*Stated task*
Pick out the lines below with "React" and list them.

*Data segment*
>>>
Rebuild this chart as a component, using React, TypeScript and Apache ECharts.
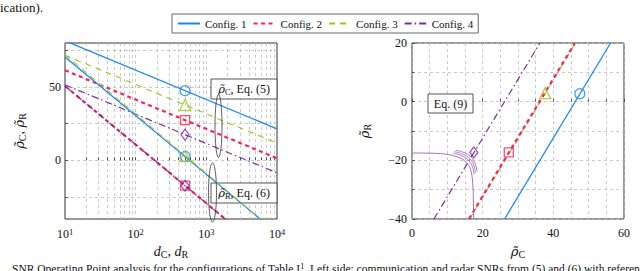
import React, { useEffect, useRef } from 'react';
import * as echarts from 'echarts';

const FONT = '"Liberation Serif", "DejaVu Serif", serif';
const GREEK = '"DejaVu Serif", serif';
const RHO = 'ρ\u0303';

// ---------- series meta ----------
const configNames = ['Config. 1', 'Config. 2', 'Config. 3', 'Config. 4'];
const configColors = ['#1a85ff', '#ff1f5a', '#9cc41c', '#7a2f9e'];
const configSymbols = ['circle', 'rect', 'triangle', 'diamond'];
const configSymbolSizes: any[] = [10, 9, 11, [8, 11]];
const configLineWidths = [1.3, 2.2, 1.1, 1.2];
const configDash: any[] = ['solid', [4, 3.5], [6, 5], [7, 3, 1.5, 3]];
const drawOrder = [0, 2, 1, 3];

// ---------- left plot: SNR (dB) vs distance ----------
const distanceEnds = [10, 10000];
const rhoC1 = [81.5, 21.5];
const rhoC2 = [61.4, 1.4];
const rhoC3 = [71.7, 11.7];
const rhoC4 = [51.5, -8.5];
const rhoR1 = [70.5, -49.5];
const rhoR2 = [50.7, -69.3];
const rhoR3 = [72.0, -49.5];
const rhoR4 = [50.7, -69.3];
const rhoCLines = [rhoC1, rhoC2, rhoC3, rhoC4];
const rhoRLines = [rhoR1, rhoR2, rhoR3, rhoR4];

// operating points
const operatingDistance = 500;
const operatingRhoC = [47.5, 27.4, 37.7, 17.5];
const operatingRhoR = [2.7, -17.3, 2.9, -17.3];

// ---------- right plot: rhoR vs rhoC (Eq. 9) ----------
const tradeoffRhoR = [-40, 20];
const tradeoffRhoC1 = [26.2, 56.2];
const tradeoffRhoC2 = [16.1, 46.1];
const tradeoffRhoC3 = [16.3, 46.3];
const tradeoffRhoC4 = [6.2, 36.2];
const tradeoffRhoC = [tradeoffRhoC1, tradeoffRhoC2, tradeoffRhoC3, tradeoffRhoC4];

const eq9RhoC = [0, 4, 8, 11, 13, 14.4, 15.4, 16.1, 16.6, 17.0, 17.2, 17.35, 17.45];
const eq9RhoR = [-17.5, -17.55, -17.7, -18.2, -18.9, -19.7, -20.7, -21.8, -23.2, -25.5, -28, -32, -40];

const arc1RhoC = [11.6, 13.6, 15.0, 16.0, 16.7, 17.2, 17.6];
const arc1RhoR = [-17.5, -18.2, -19.0, -20.0, -21.1, -22.5, -24.8];
const arc2RhoC = [12.0, 14.0, 15.4, 16.4, 17.1, 17.6, 18.0];
const arc2RhoR = [-17.0, -17.7, -18.5, -19.5, -20.6, -22.0, -24.3];
const arc3RhoC = [12.4, 14.4, 15.8, 16.8, 17.5, 18.0, 18.4];
const arc3RhoR = [-16.5, -17.2, -18.0, -19.0, -20.1, -21.5, -23.8];
const arcsC = [arc1RhoC, arc2RhoC, arc3RhoC];
const arcsR = [arc1RhoR, arc2RhoR, arc3RhoR];

// ---------- ticks ----------
const xLeftGridValues = [20, 30, 40, 50, 60, 70, 80, 90, 100, 200, 300, 400, 500, 600, 700, 800, 900, 1000,
  2000, 3000, 4000, 5000, 6000, 7000, 8000, 9000];
const xLeftLabelValues = [10, 100, 1000, 10000];
const yLeftGridValues = [-25, 0, 25, 50, 75];
const yLeftLabelValues = [0, 50];

const zip = (a: number[], b: number[]) => a.map((v, i) => [v, b[i]]);

const gridLine = { show: true, lineStyle: { color: '#bdbdbd', type: [3, 3], width: 0.8 } };
const tickStyle = { color: '#333', width: 0.8 };
const labelBase = { color: '#111', fontFamily: FONT, fontSize: 12 };
const nameRich = {
  g: { fontFamily: GREEK, fontStyle: 'italic', fontSize: 13, lineHeight: 16, color: '#111' },
  i: { fontFamily: FONT, fontStyle: 'italic', fontSize: 14, lineHeight: 16, color: '#111' },
  n: { fontFamily: FONT, fontSize: 14, lineHeight: 16, color: '#111' },
  s: { fontFamily: FONT, fontSize: 10, lineHeight: 8, verticalAlign: 'bottom', color: '#111' },
};
const boxRich = {
  g: { fontFamily: GREEK, fontStyle: 'italic', fontSize: 11.5, lineHeight: 14, color: '#111' },
  n: { fontFamily: FONT, fontSize: 12, lineHeight: 14, color: '#111' },
  s: { fontFamily: FONT, fontSize: 8.5, lineHeight: 7, verticalAlign: 'bottom', color: '#111' },
};
const minus = (v: number) => (v < 0 ? '\u2212' + String(-v) : String(v));

function buildOption() {
  const series: any[] = [];
  const lineStyleOf = (i: number) => ({ color: configColors[i], width: configLineWidths[i], type: configDash[i] });

  // left plot lines
  drawOrder.forEach((i) => {
    series.push({
      name: configNames[i], type: 'line', xAxisIndex: 0, yAxisIndex: 0, symbol: 'none', showSymbol: false,
      data: zip(distanceEnds, rhoCLines[i]), lineStyle: lineStyleOf(i), itemStyle: { color: configColors[i] }, z: 3,
    });
  });
  drawOrder.forEach((i) => {
    series.push({
      name: configNames[i], type: 'line', xAxisIndex: 0, yAxisIndex: 0, symbol: 'none', showSymbol: false,
      data: zip(distanceEnds, rhoRLines[i]), lineStyle: lineStyleOf(i), itemStyle: { color: configColors[i] }, z: 3,
    });
  });
  // right plot lines
  drawOrder.forEach((i) => {
    series.push({
      name: configNames[i], type: 'line', xAxisIndex: 1, yAxisIndex: 1, symbol: 'none', showSymbol: false,
      data: zip(tradeoffRhoC[i], tradeoffRhoR), lineStyle: lineStyleOf(i), itemStyle: { color: configColors[i] }, z: 3,
    });
  });
  // Eq. 9 curve and level arcs
  series.push({
    name: 'eq9', type: 'line', xAxisIndex: 1, yAxisIndex: 1, symbol: 'none', smooth: 0.4,
    data: zip(eq9RhoC, eq9RhoR), lineStyle: { color: '#a46cc4', width: 1 }, z: 3,
  });
  arcsC.forEach((c, k) => {
    series.push({
      name: 'arc' + k, type: 'line', xAxisIndex: 1, yAxisIndex: 1, symbol: 'none', smooth: 0.4,
      data: zip(c, arcsR[k]), lineStyle: { color: '#a46cc4', width: 0.9 }, z: 3,
    });
  });
  // markers
  [0, 2, 1, 3].forEach((i) => {
    const marker = {
      type: 'scatter', name: 'op' + i, symbol: configSymbols[i], symbolSize: configSymbolSizes[i],
      itemStyle: { color: 'rgba(255,255,255,0)', borderColor: configColors[i], borderWidth: 1.3 }, z: 5,
    };
    series.push({ ...marker, xAxisIndex: 0, yAxisIndex: 0,
      data: [[operatingDistance, operatingRhoC[i]], [operatingDistance, operatingRhoR[i]]] });
    series.push({ ...marker, xAxisIndex: 1, yAxisIndex: 1, data: [[operatingRhoC[i], operatingRhoR[i]]] });
  });

  const boxText = (x: number, y: number, text: string) => ({
    type: 'text', x, y, z: 20,
    style: { text, rich: boxRich, align: 'center', verticalAlign: 'middle', fill: '#111', fontFamily: FONT, fontSize: 12 },
  });
  const box = (x: number, y: number, w: number, h: number) => ({
    type: 'rect', z: 1, shape: { x, y, width: w, height: h },
    style: { fill: 'rgba(255,255,255,0.92)', stroke: '#444', lineWidth: 0.9 },
  });

  return {
    animation: false,
    backgroundColor: '#fff',
    textStyle: { fontFamily: FONT },
    legend: {
      data: configNames, left: 172, top: 14, itemWidth: 22, itemHeight: 10, itemGap: 6,
      padding: [4, 5], borderColor: '#666', borderWidth: 1, selectedMode: false,
      itemStyle: { color: 'rgba(0,0,0,0)', borderWidth: 0, opacity: 0 },
      textStyle: { fontFamily: FONT, fontSize: 11, color: '#111' },
    },
    grid: [
      { left: 65, top: 43, width: 212, height: 176, show: true, borderColor: '#333', borderWidth: 1, backgroundColor: 'transparent' },
      { left: 412, top: 43, width: 212, height: 176, show: true, borderColor: '#333', borderWidth: 1, backgroundColor: 'transparent' },
    ],
    xAxis: [
      {
        gridIndex: 0, type: 'log', logBase: 10, min: 10, max: 10000,
        axisLine: { show: false },
        axisTick: { show: true, inside: true, length: 3, customValues: xLeftGridValues, lineStyle: tickStyle },
        minorTick: { show: false },
        axisLabel: {
          customValues: xLeftLabelValues, margin: 8, ...labelBase,
          formatter: (v: number) => `{b|10}{e|${Math.round(Math.log10(v))}}`,
          rich: {
            b: { fontFamily: FONT, fontSize: 12, color: '#111', lineHeight: 14 },
            e: { fontFamily: FONT, fontSize: 8.5, color: '#111', lineHeight: 7, verticalAlign: 'top' },
          },
        },
        splitLine: gridLine,
        name: '{i|d}{s|C}{n|, }{i|d}{s|R}', nameLocation: 'middle', nameGap: 24,
        nameTextStyle: { rich: nameRich, fontFamily: FONT, fontSize: 14 },
      },
      {
        gridIndex: 1, type: 'value', min: 0, max: 60, interval: 20,
        axisLine: { show: false },
        axisTick: { show: true, inside: true, length: 3, lineStyle: tickStyle },
        minorTick: { show: true, splitNumber: 4, length: 2.5, lineStyle: tickStyle },
        axisLabel: { ...labelBase, margin: 8, formatter: minus },
        splitLine: gridLine, minorSplitLine: gridLine,
        name: `{g|${RHO}}{s|C}`, nameLocation: 'middle', nameGap: 24,
        nameTextStyle: { rich: nameRich, fontFamily: FONT, fontSize: 14 },
      },
    ],
    yAxis: [
      {
        gridIndex: 0, type: 'value', min: -40, max: 80,
        axisLine: { show: false },
        axisTick: { show: true, inside: true, length: 3, customValues: yLeftGridValues, lineStyle: tickStyle },
        axisLabel: { ...labelBase, margin: 4, customValues: yLeftLabelValues, formatter: minus },
        splitLine: gridLine,
        name: `{g|${RHO}}{s|C}{n|, }{g|${RHO}}{s|R}`, nameLocation: 'middle', nameGap: 38, nameRotate: 90,
        nameTextStyle: { rich: nameRich, fontFamily: FONT, fontSize: 14 },
      },
      {
        gridIndex: 1, type: 'value', min: -40, max: 20, interval: 20,
        axisLine: { show: false },
        axisTick: { show: true, inside: true, length: 3, lineStyle: tickStyle },
        minorTick: { show: true, splitNumber: 2, length: 2.5, lineStyle: tickStyle },
        axisLabel: { ...labelBase, margin: 5, formatter: minus },
        splitLine: gridLine, minorSplitLine: gridLine,
        name: `{g|${RHO}}{s|R}`, nameLocation: 'middle', nameGap: 40, nameRotate: 90,
        nameTextStyle: { rich: nameRich, fontFamily: FONT, fontSize: 14 },
      },
    ],
    graphic: [
      { type: 'text', x: 0, y: 1, z: 20, style: { text: 'ication).', fontFamily: FONT, fontSize: 13, fill: '#111' } },
      {
        type: 'text', x: 12, y: 262, z: 20,
        style: {
          text: '{t|SNR Operating Point analysis for the configurations of Table I}{p|1}{t|. Left side: communication and radar SNRs from (5) and (6) with reference}',
          rich: {
            t: { fontFamily: FONT, fontSize: 11.5, color: '#111', lineHeight: 14 },
            p: { fontFamily: FONT, fontSize: 8, color: '#111', lineHeight: 8, verticalAlign: 'top' },
          },
          fill: '#111',
        },
      },
      box(211, 79, 66, 20),
      box(211, 183, 66, 20),
      box(428, 94, 45, 19),
      boxText(244, 89, `{g|${RHO}}{s|C}{n|, Eq. (5)}`),
      boxText(244, 193, `{g|${RHO}}{s|R}{n|, Eq. (6)}`),
      boxText(450.5, 103.5, '{n|Eq. (9)}'),
      { type: 'ellipse', z: 20, shape: { cx: 218.5, cy: 126, rx: 3.5, ry: 31.5 }, style: { fill: 'none', stroke: '#333', lineWidth: 0.8 } },
      { type: 'ellipse', z: 20, shape: { cx: 212.5, cy: 192.5, rx: 4, ry: 29.5 }, style: { fill: 'none', stroke: '#333', lineWidth: 0.8 } },
    ],
    series,
  };
}

export default function App() {
  const ref = useRef<HTMLDivElement>(null);
  useEffect(() => {
    const chart = echarts.init(ref.current as HTMLDivElement, null, { renderer: 'svg' });
    chart.setOption(buildOption() as any);
    return () => chart.dispose();
  }, []);
  return (
    <div
      ref={ref}
      style={{ position: 'fixed', left: 0, top: 0, width: 640, height: 271, background: '#fff' }}
    />
  );
}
<<<
*Response to this exercise*
Rebuild this chart as a component, using React, TypeScript and Apache ECharts.
import React, { useEffect, useRef } from 'react';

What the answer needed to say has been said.